Through the campaign, the bank had collected data about the prospects' demographics, other financial products they have purchased in the past (loans, deposits, etc.), the number of times they were called, etc. They also recorded the response data, i.e., whether the person had subscribed to the term deposit product, which is the target variable.
The bank's marketing team wants to launch yet another telemarketing campaign for the same product. As an analyst at the bank, we want to answer the following questions using the past data:
- Which prospects are more likely to buy the product (i.e., to respond )?
- Which attributes determine the propensity to buy a term deposit?
- Once we predict the likelihood of response, how many prospects should we target for telemarketing?
- By how much can we reduce the marketing cost using the model, and how many prospects will we acquire?
- To reduce customer acquisition cost by targeting the ones who are likely to buy
- To improve the response rate, i.e., the fraction of prospects who respond to the campaign
- Customer data: Demographic data, data about other financial products like home loans, personal loans, etc.
- Campaign data: Data about previous campaigns (number of previous calls, number of days since the last call was made, etc.)
- Macroeconomic data
- Target variable: Response (Yes/No)
To solve the problem, we should build model without including the variable ‘duration’. Because the prospect data procured by the marketing team does not contain ‘duration’, since the call has not been made yet. This will help us understand the relationship of the other variables with the response.
Also, set the business objective to achieving 80% of total responders at the minimum possible cost. The total number of responders is the total number of prospects who responded, from the available data of about 45,000 prospects.
Based on this information, calculate the X in the top X%, i.e., how many prospects should be called to meet the business objective.
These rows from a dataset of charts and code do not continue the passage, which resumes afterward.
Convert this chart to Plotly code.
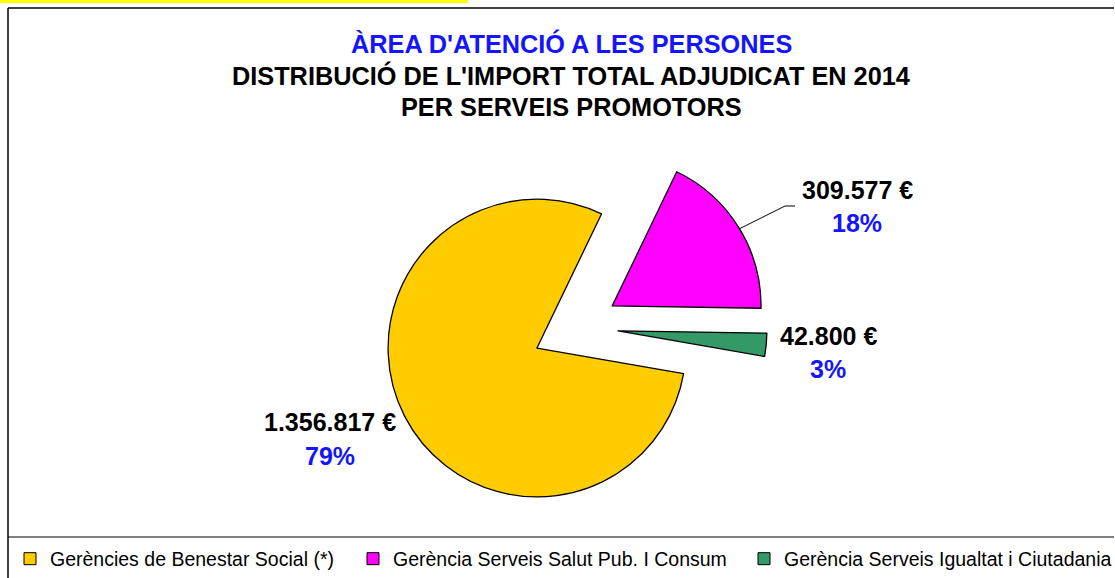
import plotly.graph_objects as go

W, H = 1115, 578

# dades
serveis = [
    "Gerències de Benestar Social (*)",
    "Gerència Serveis Salut Pub. I Consum",
    "Gerència Serveis Igualtat i Ciutadania",
]
imports = [1356817, 309577, 42800]
colors = ["#FFCC00", "#FF00FF", "#339966"]
pulls = [0.31, 0.27, 0.27]

titol = [
    ("ÀREA D'ATENCIÓ A LES PERSONES", "#1414FF"),
    ("DISTRIBUCIÓ DE L'IMPORT TOTAL ADJUDICAT EN 2014", "black"),
    ("PER SERVEIS PROMOTORS", "black"),
]

BLUE = "#1414FF"
FONT = "Liberation Sans, Arial"


def px(x):
    return x / W


def py(y):
    return 1 - y / H


# ordre dels sectors en sentit horari des de dalt: salut, igualtat, benestar
ordre = [1, 2, 0]

fig = go.Figure()

cx, cy, half = 578, 327, 195
fig.add_trace(go.Pie(
    labels=[serveis[i] for i in ordre],
    values=[imports[i] for i in ordre],
    marker=dict(colors=[colors[i] for i in ordre], line=dict(color="black", width=1.3)),
    pull=[pulls[i] for i in ordre],
    sort=False,
    direction="clockwise",
    rotation=25.7,
    textinfo="none",
    hoverinfo="none",
    showlegend=False,
    domain=dict(x=[px(cx - half), px(cx + half)], y=[py(cy + half), py(cy - half)]),
))

# llegenda amb traces buides, una llegenda per element
leg_x = [10, 353, 744]
for i, nom in enumerate(serveis):
    key = "legend" if i == 0 else f"legend{i + 1}"
    fig.add_trace(go.Scatter(
        x=[None], y=[None], mode="markers", name=nom,
        marker=dict(symbol="square", size=12, color=colors[i],
                    line=dict(color="black", width=1)),
        legend=key,
    ))
    fig.update_layout({key: dict(
        x=px(leg_x[i]), y=py(559), xanchor="left", yanchor="middle",
        orientation="h", bgcolor="rgba(0,0,0,0)",
        font=dict(family=FONT, size=19.5, color="black"),
    )})

# títol
anns = []
for (txt, col), y in zip(titol, [43, 75, 107]):
    anns.append(dict(
        text=f"<b>{txt}</b>", x=px(571), y=py(y), xref="paper", yref="paper",
        showarrow=False, xanchor="center", yanchor="middle",
        font=dict(family=FONT, size=25.3, color=col),
    ))

# etiquetes de dades
total = sum(imports)
label_pos = [(330, 422, 456), (857, 190, 223), (828, 336, 369)]
for v, (x, y1, y2) in zip(imports, label_pos):
    valor = f"{v:,}".replace(",", ".") + " €"
    pct = f"{round(v / total * 100)}%"
    anns.append(dict(
        text=f"<b>{valor}</b>", x=px(x), y=py(y1), xref="paper", yref="paper",
        showarrow=False, xanchor="center", yanchor="middle",
        font=dict(family=FONT, size=25, color="black"),
    ))
    anns.append(dict(
        text=f"<b>{pct}</b>", x=px(x), y=py(y2), xref="paper", yref="paper",
        showarrow=False, xanchor="center", yanchor="middle",
        font=dict(family=FONT, size=25, color=BLUE),
    ))

line = dict(color="black", width=1.5)
shapes = [
    # franja groga superior
    dict(type="rect", xref="paper", yref="paper", x0=0, x1=px(468), y0=py(3), y1=1,
         fillcolor="#FFFF00", line=dict(width=0)),
    # marc: vora superior i esquerra
    dict(type="line", xref="paper", yref="paper", x0=px(8), x1=px(1114), y0=py(8), y1=py(8), line=line),
    dict(type="line", xref="paper", yref="paper", x0=px(8), x1=px(8), y0=py(8), y1=0, line=line),
    # separador llegenda
    dict(type="line", xref="paper", yref="paper", x0=px(8), x1=px(1114), y0=py(537), y1=py(537),
         line=dict(color="black", width=1.2)),
    # línia guia
    dict(type="path", xref="paper", yref="paper",
         path=f"M {px(739)},{py(229)} L {px(785)},{py(206)} L {px(795)},{py(206)}",
         line=dict(color="black", width=1)),
]

fig.update_layout(
    width=W, height=H,
    margin=dict(l=0, r=0, t=0, b=0, autoexpand=False),
    paper_bgcolor="white", plot_bgcolor="white",
    xaxis=dict(visible=False), yaxis=dict(visible=False),
    annotations=anns, shapes=shapes,
)

fig.write_html(
    "out.html",
    config={"displayModeBar": False},
    post_script="document.body.style.margin='0';document.body.style.overflow='hidden';",
)
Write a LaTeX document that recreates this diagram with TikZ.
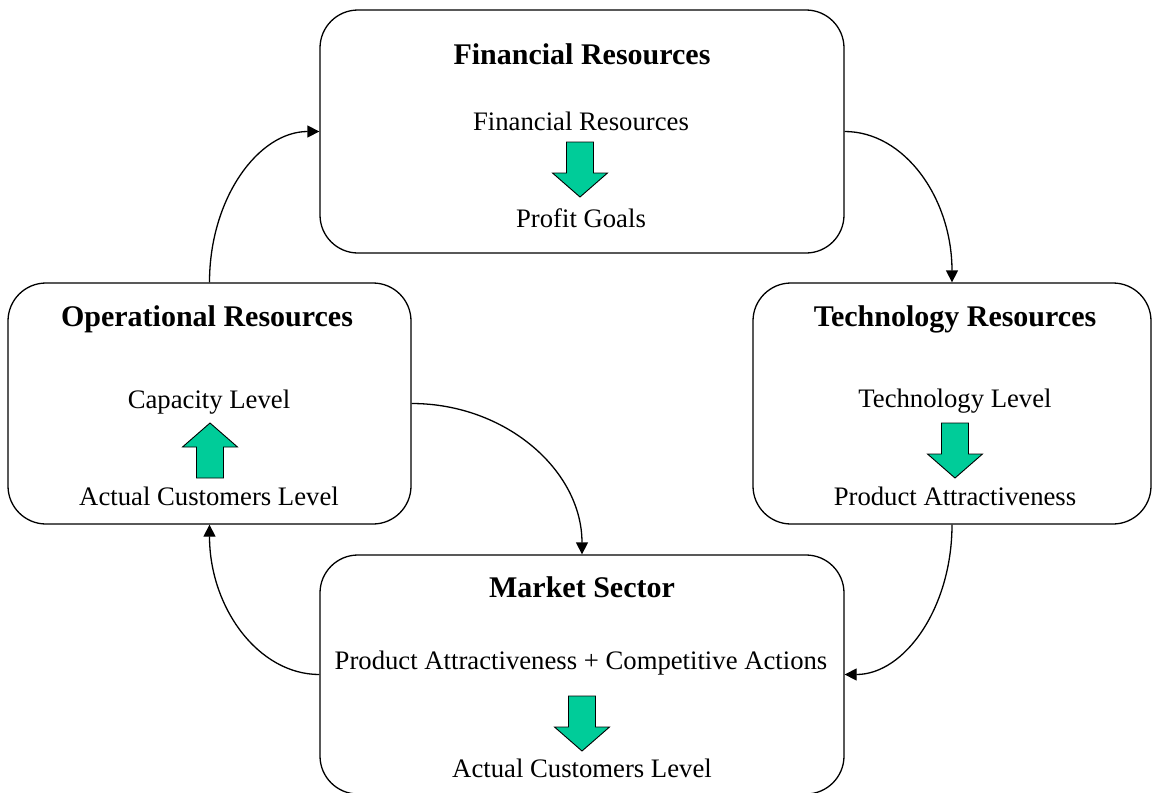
\documentclass[tikz,border=0pt]{standalone}
\usepackage{fontspec}
\setmainfont{Liberation Serif}
\usetikzlibrary{arrows.meta}
\definecolor{arrowgreen}{RGB}{0,204,153}
\tikzset{
  box/.style={draw=black, line width=1.3pt, rounded corners=38pt, inner sep=0pt, fill=white},
  ttl/.style={anchor=base, inner sep=0pt, font=\fontsize{30}{36}\selectfont\bfseries},
  txt/.style={anchor=base, inner sep=0pt, font=\fontsize{26.7}{32}\selectfont},
  conn/.style={draw=black, line width=1.3pt, -{Triangle[length=12pt,width=12pt]}},
  garrow/.pic={\draw[fill=arrowgreen, line width=0.9pt, line join=miter]
     (-13.5,0) -- (13.5,0) -- (13.5,31) -- (27.5,31) -- (0,55) -- (-27.5,31) -- (-13.5,31) -- cycle;}
}
\begin{document}
\begin{tikzpicture}[x=1pt, y=-1pt]
\useasboundingbox (0,0) rectangle (1152,793);
% boxes
\node[box, minimum width=524pt, minimum height=243pt] (fin) at (582,131.5) {};
\node[box, minimum width=403pt, minimum height=241pt] (op) at (209.5,403.5) {};
\node[box, minimum width=398pt, minimum height=241pt] (tech) at (952,403.5) {};
\node[box, minimum width=524pt, minimum height=239pt] (mkt) at (582,674.5) {};
% financial
\node[ttl] (fint) at (582,64) {Financial Resources};
\node[txt] (fin1) at (581,130) {Financial Resources};
\pic at (580,142) {garrow};
\node[txt] (fin2) at (581,227) {Profit Goals};
% operational
\node[ttl] (opt) at (207,326) {Operational Resources};
\node[txt] (op1) at (209,408) {Capacity Level};
\pic[rotate=180] at (210,478) {garrow};
\node[txt] (op2) at (209,505) {Actual Customers Level};
% technology
\node[ttl] (techt) at (955,326) {Technology Resources};
\node[txt] (tech1) at (955,407) {Technology Level};
\pic at (955,423) {garrow};
\node[txt] (tech2) at (955,505) {Product Attractiveness};
% market
\node[ttl] (mktt) at (582,597) {Market Sector};
\node[txt] (mkt1) at (581,669) {Product Attractiveness + Competitive Actions};
\pic at (582,696) {garrow};
\node[txt] (mkt2) at (582,777) {Actual Customers Level};
% connectors
\draw[conn] (op.north) .. controls +(0,-84) and +(-61,0) .. (fin.west);
\draw[conn] (fin.east) .. controls +(60,0) and +(0,-84) .. (tech.north);
\draw[conn] (tech.south) .. controls +(0,83) and +(60,0) .. (mkt.east);
\draw[conn] (mkt.west) .. controls +(-61,0) and +(0,83) .. (op.south);
\draw[conn] (op.east) .. controls +(94,0) and +(0,-84) .. (mkt.north);
\end{tikzpicture}
\end{document}
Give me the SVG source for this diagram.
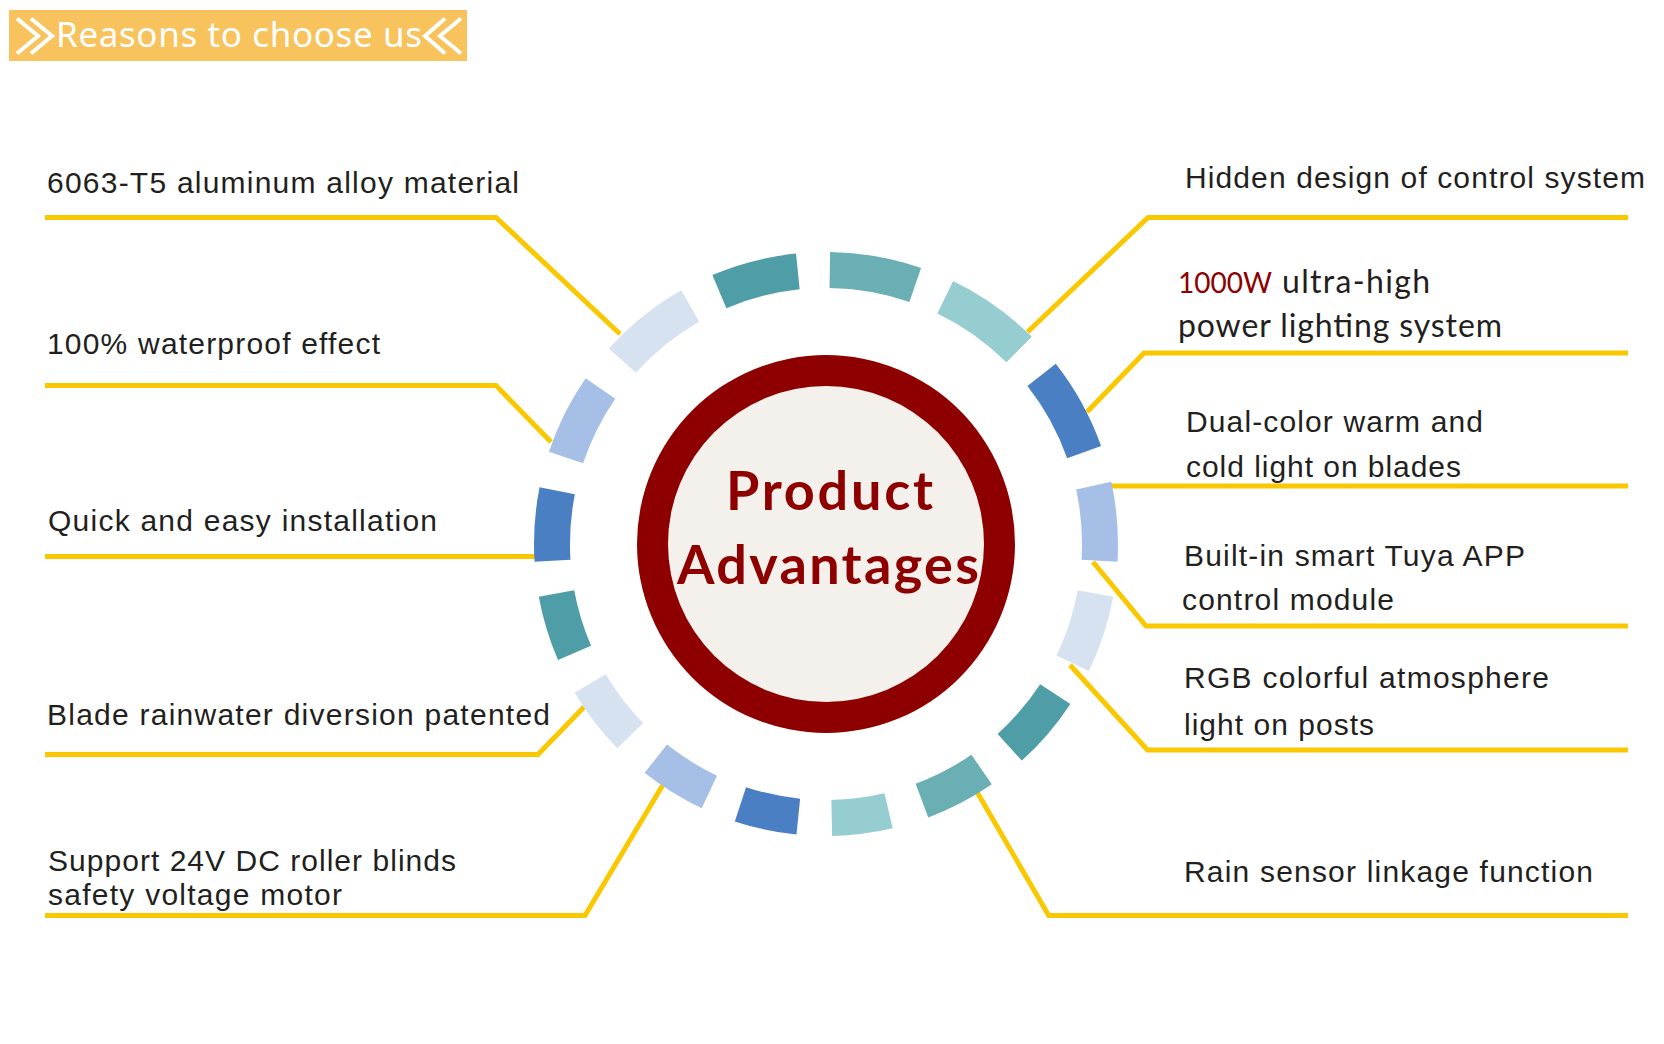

The checkpoints for the assignment are as follows:
-
Perform data preparation and EDA.
-
Build a logistic regression model without using the variable 'duration'
- Select variables using the usual methods
- Sort the data points in decreasing order of the probability of response
- Find the optimal probability cut-off and report the relevant evaluation metrics
-
Create a data frame with the variables prospect ID, actual response, predicted response, predicted probability of response, duration of the call in seconds and cost of the call
-
Find the number of top X% prospects we should target to meet the business objective
- Report the average call duration for targeting the top X% prospects.
- Create a lift chart
- The x-axis should show the number of prospects contacted; the y-axis should show the ratio of the response rate using the model and the response rate without using the model
- Determine the cost of acquisition for 80% of customers using the predictive model.